┏━━

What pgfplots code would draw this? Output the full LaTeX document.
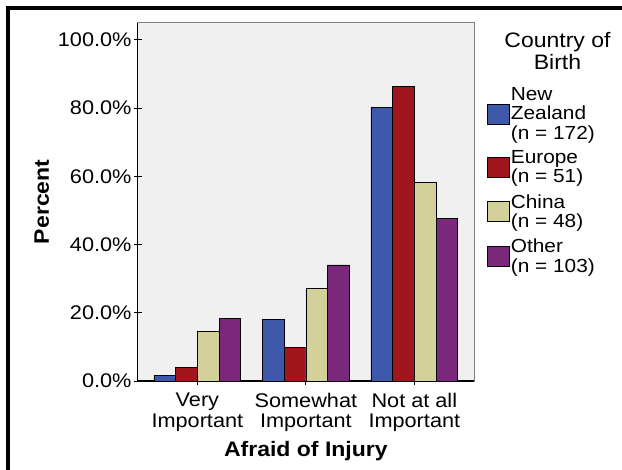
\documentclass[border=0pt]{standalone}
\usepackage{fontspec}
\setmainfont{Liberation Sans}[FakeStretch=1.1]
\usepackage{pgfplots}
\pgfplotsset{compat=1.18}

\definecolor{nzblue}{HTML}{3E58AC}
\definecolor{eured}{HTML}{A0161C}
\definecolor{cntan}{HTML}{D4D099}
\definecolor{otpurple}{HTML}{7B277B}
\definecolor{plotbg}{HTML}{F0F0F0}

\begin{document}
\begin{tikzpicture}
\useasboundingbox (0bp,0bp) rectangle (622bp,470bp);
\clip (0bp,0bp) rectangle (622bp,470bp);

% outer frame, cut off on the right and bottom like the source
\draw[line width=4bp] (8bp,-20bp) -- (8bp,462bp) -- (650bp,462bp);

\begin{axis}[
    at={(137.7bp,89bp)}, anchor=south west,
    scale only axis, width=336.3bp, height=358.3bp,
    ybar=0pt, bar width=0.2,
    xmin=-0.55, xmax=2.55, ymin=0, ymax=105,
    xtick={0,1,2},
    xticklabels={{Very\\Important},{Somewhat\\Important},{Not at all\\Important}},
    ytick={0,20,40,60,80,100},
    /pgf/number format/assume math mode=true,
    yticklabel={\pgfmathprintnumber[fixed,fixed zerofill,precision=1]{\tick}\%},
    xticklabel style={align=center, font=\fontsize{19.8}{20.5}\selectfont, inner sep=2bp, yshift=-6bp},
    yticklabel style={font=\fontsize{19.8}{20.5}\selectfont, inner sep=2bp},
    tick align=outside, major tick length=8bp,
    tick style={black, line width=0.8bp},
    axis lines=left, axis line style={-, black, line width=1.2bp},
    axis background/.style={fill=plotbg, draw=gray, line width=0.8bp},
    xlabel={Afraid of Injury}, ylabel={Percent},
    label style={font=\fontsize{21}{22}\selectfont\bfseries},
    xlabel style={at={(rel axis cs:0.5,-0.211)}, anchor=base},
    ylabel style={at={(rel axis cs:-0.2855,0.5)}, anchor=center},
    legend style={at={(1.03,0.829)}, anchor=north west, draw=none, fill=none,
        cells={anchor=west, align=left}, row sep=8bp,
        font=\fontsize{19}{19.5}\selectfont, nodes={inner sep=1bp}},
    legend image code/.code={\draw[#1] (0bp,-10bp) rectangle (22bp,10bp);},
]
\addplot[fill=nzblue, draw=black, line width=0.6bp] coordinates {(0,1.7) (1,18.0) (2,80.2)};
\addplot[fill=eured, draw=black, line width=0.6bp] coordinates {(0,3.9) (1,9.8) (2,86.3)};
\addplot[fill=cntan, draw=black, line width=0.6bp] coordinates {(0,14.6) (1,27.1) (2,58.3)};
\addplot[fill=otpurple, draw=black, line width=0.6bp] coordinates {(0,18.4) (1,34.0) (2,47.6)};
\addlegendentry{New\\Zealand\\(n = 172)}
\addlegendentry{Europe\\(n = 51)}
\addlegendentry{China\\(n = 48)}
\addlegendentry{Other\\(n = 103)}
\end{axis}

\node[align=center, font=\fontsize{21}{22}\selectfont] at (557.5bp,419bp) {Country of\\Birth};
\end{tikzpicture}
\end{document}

┗━━
┏━━

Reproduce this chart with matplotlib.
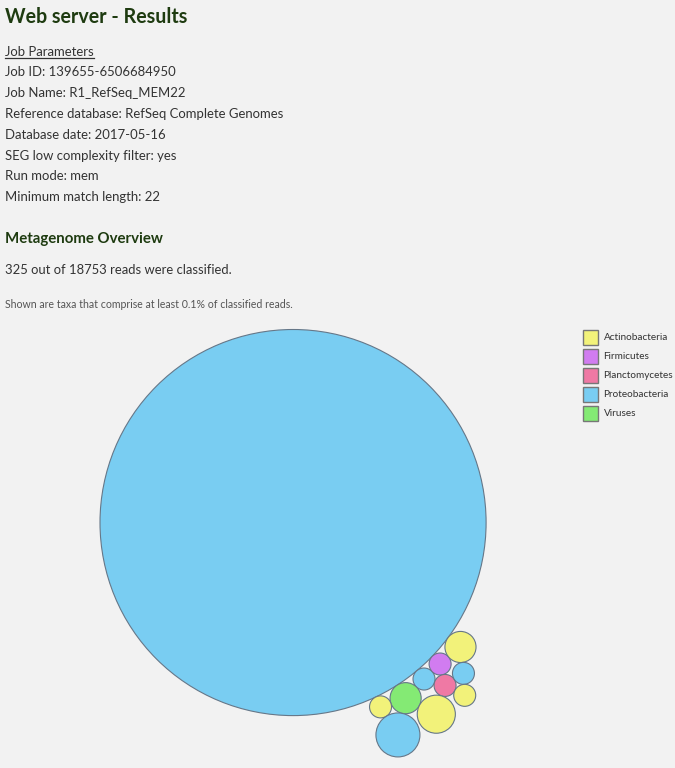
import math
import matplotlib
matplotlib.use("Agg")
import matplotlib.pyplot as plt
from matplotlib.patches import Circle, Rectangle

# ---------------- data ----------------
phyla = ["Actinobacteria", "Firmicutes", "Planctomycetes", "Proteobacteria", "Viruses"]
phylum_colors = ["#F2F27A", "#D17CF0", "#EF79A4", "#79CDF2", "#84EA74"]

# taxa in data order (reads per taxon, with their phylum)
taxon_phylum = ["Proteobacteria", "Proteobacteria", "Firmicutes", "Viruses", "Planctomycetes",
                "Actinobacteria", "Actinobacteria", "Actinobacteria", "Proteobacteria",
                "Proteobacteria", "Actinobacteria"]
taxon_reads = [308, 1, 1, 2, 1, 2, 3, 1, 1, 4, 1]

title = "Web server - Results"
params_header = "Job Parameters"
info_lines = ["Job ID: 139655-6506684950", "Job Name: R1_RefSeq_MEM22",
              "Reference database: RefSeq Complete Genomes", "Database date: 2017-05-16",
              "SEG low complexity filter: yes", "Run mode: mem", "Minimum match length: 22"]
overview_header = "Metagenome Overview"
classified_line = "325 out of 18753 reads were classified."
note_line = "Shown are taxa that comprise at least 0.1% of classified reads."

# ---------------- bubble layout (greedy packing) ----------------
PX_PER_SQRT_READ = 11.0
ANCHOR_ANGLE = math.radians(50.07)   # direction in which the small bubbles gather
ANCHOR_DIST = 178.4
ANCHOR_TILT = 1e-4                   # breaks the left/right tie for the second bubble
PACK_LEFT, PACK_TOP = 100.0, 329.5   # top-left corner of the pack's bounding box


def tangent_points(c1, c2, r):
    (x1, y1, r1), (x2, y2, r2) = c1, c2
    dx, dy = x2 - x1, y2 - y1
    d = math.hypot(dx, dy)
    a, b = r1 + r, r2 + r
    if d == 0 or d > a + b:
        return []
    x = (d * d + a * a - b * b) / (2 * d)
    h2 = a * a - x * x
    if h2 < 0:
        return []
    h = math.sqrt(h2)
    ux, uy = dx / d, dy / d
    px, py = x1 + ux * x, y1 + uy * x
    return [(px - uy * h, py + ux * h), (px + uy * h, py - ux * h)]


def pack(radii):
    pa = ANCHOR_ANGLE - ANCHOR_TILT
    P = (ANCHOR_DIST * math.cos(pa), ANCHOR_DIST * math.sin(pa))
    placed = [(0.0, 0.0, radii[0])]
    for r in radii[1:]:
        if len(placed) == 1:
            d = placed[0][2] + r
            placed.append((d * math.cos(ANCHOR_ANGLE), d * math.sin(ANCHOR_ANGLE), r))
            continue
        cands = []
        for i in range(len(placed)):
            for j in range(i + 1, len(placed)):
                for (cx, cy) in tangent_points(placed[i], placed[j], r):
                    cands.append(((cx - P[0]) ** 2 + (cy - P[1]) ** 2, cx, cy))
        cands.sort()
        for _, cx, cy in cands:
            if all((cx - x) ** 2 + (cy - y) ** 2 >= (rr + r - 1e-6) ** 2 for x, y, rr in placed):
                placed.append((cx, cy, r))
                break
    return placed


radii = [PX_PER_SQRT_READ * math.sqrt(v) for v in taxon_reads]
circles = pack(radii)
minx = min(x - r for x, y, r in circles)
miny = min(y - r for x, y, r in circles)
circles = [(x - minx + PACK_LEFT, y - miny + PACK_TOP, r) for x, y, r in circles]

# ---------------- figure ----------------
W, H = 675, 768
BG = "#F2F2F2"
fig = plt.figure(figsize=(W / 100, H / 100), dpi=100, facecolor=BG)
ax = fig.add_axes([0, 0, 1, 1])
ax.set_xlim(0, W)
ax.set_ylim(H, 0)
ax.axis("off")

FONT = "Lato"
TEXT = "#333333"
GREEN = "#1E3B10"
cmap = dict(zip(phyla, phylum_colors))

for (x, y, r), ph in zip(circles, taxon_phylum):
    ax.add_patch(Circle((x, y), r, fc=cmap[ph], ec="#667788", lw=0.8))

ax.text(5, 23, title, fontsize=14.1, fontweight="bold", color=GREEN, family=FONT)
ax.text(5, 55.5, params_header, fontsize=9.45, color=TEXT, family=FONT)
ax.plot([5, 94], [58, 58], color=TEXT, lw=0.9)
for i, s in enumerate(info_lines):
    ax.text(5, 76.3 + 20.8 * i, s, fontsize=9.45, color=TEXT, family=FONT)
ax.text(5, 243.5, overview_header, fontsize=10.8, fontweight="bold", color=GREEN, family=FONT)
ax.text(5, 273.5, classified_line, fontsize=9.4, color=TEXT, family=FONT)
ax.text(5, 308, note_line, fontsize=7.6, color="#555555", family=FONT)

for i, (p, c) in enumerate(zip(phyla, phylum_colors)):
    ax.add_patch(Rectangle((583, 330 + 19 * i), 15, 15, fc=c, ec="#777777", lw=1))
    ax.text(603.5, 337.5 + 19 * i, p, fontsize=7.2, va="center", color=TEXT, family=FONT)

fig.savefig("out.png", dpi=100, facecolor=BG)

┗━━
┏━━

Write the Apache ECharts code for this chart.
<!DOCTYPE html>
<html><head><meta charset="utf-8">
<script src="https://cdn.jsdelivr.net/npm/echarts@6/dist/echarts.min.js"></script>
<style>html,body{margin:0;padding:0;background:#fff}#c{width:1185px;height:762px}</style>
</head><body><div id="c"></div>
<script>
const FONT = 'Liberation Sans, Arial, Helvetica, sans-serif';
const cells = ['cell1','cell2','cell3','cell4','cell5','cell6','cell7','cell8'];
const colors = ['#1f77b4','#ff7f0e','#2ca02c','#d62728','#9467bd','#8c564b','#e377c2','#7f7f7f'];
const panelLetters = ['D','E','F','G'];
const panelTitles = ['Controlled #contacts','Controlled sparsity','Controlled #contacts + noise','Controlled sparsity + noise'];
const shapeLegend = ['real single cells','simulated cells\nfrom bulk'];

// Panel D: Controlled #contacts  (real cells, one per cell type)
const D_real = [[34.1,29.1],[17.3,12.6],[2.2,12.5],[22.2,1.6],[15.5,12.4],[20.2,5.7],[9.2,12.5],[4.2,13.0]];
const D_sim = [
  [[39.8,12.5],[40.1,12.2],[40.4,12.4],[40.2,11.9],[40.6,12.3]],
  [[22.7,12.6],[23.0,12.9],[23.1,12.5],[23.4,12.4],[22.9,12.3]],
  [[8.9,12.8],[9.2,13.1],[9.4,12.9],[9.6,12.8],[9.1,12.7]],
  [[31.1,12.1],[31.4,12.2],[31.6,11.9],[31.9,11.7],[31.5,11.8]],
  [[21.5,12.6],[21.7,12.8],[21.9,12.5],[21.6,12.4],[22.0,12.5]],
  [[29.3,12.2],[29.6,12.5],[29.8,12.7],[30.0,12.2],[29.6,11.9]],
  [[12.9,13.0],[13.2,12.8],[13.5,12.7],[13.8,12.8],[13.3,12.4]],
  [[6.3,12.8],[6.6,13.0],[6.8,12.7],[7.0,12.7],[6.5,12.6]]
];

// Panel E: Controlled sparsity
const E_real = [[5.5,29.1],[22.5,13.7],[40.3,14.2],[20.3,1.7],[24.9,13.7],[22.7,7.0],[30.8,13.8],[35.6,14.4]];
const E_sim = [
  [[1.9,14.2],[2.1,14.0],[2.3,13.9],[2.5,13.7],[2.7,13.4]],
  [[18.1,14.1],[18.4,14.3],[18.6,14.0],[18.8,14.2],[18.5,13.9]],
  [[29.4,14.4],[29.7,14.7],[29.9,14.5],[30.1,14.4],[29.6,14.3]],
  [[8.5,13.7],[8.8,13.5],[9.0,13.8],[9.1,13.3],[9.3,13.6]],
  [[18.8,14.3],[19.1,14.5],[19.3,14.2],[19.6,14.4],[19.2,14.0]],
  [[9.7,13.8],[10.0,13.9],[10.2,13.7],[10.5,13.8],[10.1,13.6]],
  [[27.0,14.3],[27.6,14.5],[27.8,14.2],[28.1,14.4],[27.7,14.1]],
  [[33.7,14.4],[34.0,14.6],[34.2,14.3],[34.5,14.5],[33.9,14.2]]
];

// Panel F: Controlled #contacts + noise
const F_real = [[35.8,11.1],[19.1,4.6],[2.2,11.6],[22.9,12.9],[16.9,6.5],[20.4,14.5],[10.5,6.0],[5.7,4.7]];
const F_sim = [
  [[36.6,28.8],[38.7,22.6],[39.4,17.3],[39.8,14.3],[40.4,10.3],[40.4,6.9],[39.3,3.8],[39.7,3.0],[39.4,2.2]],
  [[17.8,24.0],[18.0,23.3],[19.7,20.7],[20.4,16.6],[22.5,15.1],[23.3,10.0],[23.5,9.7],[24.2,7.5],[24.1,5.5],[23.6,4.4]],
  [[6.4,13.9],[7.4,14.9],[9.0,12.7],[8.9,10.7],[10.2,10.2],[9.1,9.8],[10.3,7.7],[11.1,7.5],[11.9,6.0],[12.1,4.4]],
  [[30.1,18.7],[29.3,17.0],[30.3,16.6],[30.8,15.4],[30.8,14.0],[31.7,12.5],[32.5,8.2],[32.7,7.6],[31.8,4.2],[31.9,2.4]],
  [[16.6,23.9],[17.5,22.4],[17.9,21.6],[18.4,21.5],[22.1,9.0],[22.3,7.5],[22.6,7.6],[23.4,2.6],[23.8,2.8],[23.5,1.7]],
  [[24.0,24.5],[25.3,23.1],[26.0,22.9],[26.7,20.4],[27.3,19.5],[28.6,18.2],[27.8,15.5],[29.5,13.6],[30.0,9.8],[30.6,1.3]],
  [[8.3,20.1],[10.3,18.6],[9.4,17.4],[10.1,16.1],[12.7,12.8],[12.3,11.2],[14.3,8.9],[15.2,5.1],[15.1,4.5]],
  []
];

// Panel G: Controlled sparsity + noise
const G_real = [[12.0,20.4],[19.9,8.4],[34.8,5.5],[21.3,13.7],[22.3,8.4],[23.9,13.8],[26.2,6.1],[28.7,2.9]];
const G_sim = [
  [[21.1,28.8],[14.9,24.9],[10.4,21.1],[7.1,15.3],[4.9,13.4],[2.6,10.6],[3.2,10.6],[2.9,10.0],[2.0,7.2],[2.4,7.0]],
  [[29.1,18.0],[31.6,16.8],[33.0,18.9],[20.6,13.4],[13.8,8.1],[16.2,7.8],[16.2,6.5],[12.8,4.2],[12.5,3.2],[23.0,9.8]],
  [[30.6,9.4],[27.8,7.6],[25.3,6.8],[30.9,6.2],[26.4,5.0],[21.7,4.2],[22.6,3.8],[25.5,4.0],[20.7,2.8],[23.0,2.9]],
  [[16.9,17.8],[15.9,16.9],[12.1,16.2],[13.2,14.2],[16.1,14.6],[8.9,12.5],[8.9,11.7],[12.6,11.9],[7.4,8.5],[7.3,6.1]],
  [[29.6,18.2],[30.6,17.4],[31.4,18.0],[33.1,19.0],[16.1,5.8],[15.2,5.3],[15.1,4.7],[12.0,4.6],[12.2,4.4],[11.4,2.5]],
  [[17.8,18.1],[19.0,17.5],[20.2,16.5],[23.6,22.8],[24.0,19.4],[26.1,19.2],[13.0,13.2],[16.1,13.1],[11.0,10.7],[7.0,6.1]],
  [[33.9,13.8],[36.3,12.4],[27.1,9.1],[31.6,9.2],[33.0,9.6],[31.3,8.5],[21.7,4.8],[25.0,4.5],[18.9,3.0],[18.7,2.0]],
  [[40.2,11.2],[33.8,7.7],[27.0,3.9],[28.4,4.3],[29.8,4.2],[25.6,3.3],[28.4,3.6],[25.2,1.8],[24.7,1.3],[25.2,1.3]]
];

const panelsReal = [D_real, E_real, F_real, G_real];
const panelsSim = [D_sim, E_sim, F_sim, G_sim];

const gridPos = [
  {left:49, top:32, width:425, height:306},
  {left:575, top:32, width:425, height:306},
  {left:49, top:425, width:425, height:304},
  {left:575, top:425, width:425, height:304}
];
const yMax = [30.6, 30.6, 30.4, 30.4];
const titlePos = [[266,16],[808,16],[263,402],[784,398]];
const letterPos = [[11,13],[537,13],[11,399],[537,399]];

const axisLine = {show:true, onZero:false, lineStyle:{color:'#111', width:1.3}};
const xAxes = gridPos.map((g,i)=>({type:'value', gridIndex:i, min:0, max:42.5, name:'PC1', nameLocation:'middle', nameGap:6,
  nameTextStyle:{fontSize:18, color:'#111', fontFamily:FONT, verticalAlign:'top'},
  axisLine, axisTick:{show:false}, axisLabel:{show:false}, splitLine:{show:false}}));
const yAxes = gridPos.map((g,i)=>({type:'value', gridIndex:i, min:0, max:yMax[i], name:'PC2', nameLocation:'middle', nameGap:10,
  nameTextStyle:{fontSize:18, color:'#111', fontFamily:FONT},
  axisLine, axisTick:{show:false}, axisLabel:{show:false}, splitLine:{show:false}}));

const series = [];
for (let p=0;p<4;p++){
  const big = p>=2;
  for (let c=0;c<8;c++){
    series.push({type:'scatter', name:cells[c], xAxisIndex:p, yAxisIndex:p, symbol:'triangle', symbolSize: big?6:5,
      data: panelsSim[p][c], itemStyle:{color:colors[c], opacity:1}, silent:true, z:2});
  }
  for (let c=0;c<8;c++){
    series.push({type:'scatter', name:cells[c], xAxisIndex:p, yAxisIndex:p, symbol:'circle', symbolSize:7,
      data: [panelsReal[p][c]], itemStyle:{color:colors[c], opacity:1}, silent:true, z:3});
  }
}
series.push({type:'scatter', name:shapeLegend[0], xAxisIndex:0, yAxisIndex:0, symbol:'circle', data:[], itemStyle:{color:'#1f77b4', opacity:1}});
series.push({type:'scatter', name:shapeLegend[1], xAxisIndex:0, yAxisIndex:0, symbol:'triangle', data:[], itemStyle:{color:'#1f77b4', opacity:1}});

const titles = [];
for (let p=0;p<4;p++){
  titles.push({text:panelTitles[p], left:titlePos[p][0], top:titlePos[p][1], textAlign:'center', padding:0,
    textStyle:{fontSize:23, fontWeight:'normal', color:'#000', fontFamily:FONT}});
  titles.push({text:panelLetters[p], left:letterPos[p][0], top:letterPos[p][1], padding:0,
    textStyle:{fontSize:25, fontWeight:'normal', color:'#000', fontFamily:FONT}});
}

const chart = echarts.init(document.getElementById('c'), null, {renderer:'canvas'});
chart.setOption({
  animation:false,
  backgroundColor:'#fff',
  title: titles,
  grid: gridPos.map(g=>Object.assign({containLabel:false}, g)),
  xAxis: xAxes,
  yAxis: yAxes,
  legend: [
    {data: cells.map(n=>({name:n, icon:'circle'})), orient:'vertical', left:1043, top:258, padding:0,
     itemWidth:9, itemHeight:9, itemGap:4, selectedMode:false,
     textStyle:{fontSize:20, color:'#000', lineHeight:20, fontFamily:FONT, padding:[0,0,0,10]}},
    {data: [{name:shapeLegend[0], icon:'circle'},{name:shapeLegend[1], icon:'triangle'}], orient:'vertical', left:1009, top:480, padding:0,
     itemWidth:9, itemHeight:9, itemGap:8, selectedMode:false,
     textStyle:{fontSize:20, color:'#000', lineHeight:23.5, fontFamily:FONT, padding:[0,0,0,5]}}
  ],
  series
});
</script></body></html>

┗━━

● **REQUIRED WORK**
Begin with the line that contains "What pgfplots code", end with the line that contains "(8bp,462bp) -- (650bp,462bp);", and set down every line in that range exactly as it stands, minus the pictures.

● **TASK ANSWER**
What pgfplots code would draw this? Output the full LaTeX document.
\documentclass[border=0pt]{standalone}
\usepackage{fontspec}
\setmainfont{Liberation Sans}[FakeStretch=1.1]
\usepackage{pgfplots}
\pgfplotsset{compat=1.18}

\definecolor{nzblue}{HTML}{3E58AC}
\definecolor{eured}{HTML}{A0161C}
\definecolor{cntan}{HTML}{D4D099}
\definecolor{otpurple}{HTML}{7B277B}
\definecolor{plotbg}{HTML}{F0F0F0}

\begin{document}
\begin{tikzpicture}
\useasboundingbox (0bp,0bp) rectangle (622bp,470bp);
\clip (0bp,0bp) rectangle (622bp,470bp);

% outer frame, cut off on the right and bottom like the source
\draw[line width=4bp] (8bp,-20bp) -- (8bp,462bp) -- (650bp,462bp);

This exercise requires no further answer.